Field Hospital Inside Notorious Lebanese Prison
Lebanon’s Internal Security Forces have taken a series of measures to prevent the spread of the COVID-19 disease in the country’s overcrowded prisons.
“We have reduced family visits inside the prisons. The families of inmates are subject to medical tests before entering the facilities,” a security source told Asharq Al-Awsat.
He said direct contact is no longer allowed between inmates and their relatives. “They are separated by a plexiglass barrier and they speak by phone,” the source explained.
In Lebanon, most prisons are overcrowded, mainly the main Roumieh prison, which harbors Lebanon's most dangerous criminals, including extremists who pose a threat to national security and civil peace.
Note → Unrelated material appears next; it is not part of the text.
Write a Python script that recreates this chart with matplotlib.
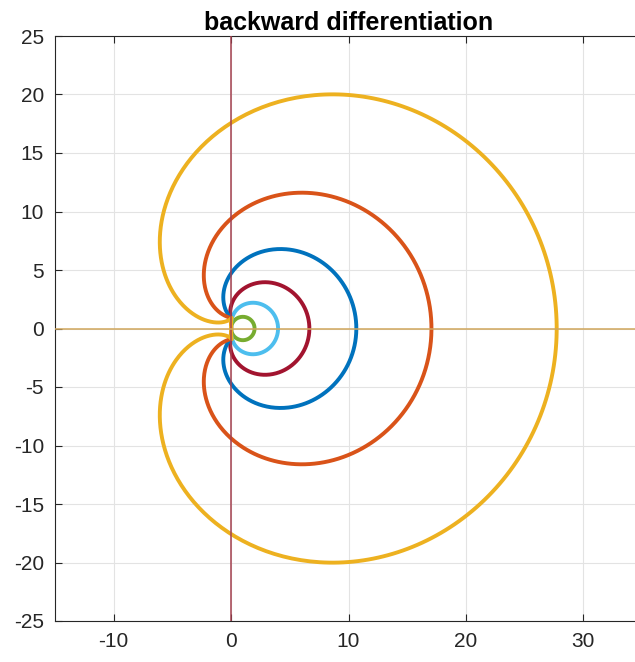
import numpy as np
import matplotlib
matplotlib.use("Agg")
import matplotlib.pyplot as plt

plt.rcParams['font.family'] = ['Liberation Sans', 'DejaVu Sans']
plt.rcParams['axes.unicode_minus'] = False

# BDF orders and the colour each boundary curve is drawn in
orders = [1, 2, 3, 4, 5, 6]
colors = ['#77ac30', '#4dbeee', '#a2142f', '#0072bd', '#d95319', '#edb120']
xlim = [-15, 35]
ylim = [-25, 25]
xticks = [-10, 0, 10, 20, 30]
yticks = [-25, -20, -15, -10, -5, 0, 5, 10, 15, 20, 25]

theta = np.linspace(0, 2*np.pi, 800)
w = 1 - np.exp(-1j*theta)

fig = plt.figure(figsize=(6.35, 6.62), dpi=100)
ax = fig.add_axes([55/635, 41/662, 587/635, 585/662])

for k, c in zip(orders, colors):
    z = sum(w**j / j for j in range(1, k+1))
    ax.plot(z.real, z.imag, color=c, lw=2.8, zorder=2)

ax.axvline(0, color='#a4404f', lw=1.1, zorder=3)
ax.axhline(0, color='#d0a65c', lw=1.1, zorder=3)

ax.set_xlim(xlim)
ax.set_ylim(ylim)
ax.set_xticks(xticks)
ax.set_yticks(yticks)
ax.grid(True, color='#e3e3e3', lw=0.8, zorder=0)
ax.set_axisbelow(True)
ax.tick_params(direction='in', top=True, right=True, labelsize=15, length=5,
               color='#262626', labelcolor='#262626', pad=8)
for s in ax.spines.values():
    s.set_color('#262626')
    s.set_linewidth(0.8)
ax.set_title('backward differentiation', fontsize=18, fontweight='bold', pad=4)

fig.savefig('out.png', dpi=100)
The parliament is discussing a dozens of laws, including a controversial draft about general amnesty.
Some politicians support the law, while others oppose pardoning inmates suspected of killing Lebanese soldiers.
Last month, Roumieh prison inmates called on the concerned authorities to approve the general amnesty law, to avoid a health disaster.
The prison’s three buildings were built in the 1950s to accommodate 1,500 inmates. Now, the prison is crammed with around 3,850.
“We are equipping the high-security wing at the Roumieh prison to turn it into a field hospital with large rooms and ready to receive between 150 to 200 beds for COVID-19 patients,” the security source said.
He said it was difficult to transfer prisoners to public hospitals, a process that requires tight security measures.
Head of the Beirut Bar Association Melhem Khalaf told Asharq Al-Awsat that he is working on two plans - First, to ensure the health of inmates and second to speed up measures to ease pressure on the country's overcrowded prisons.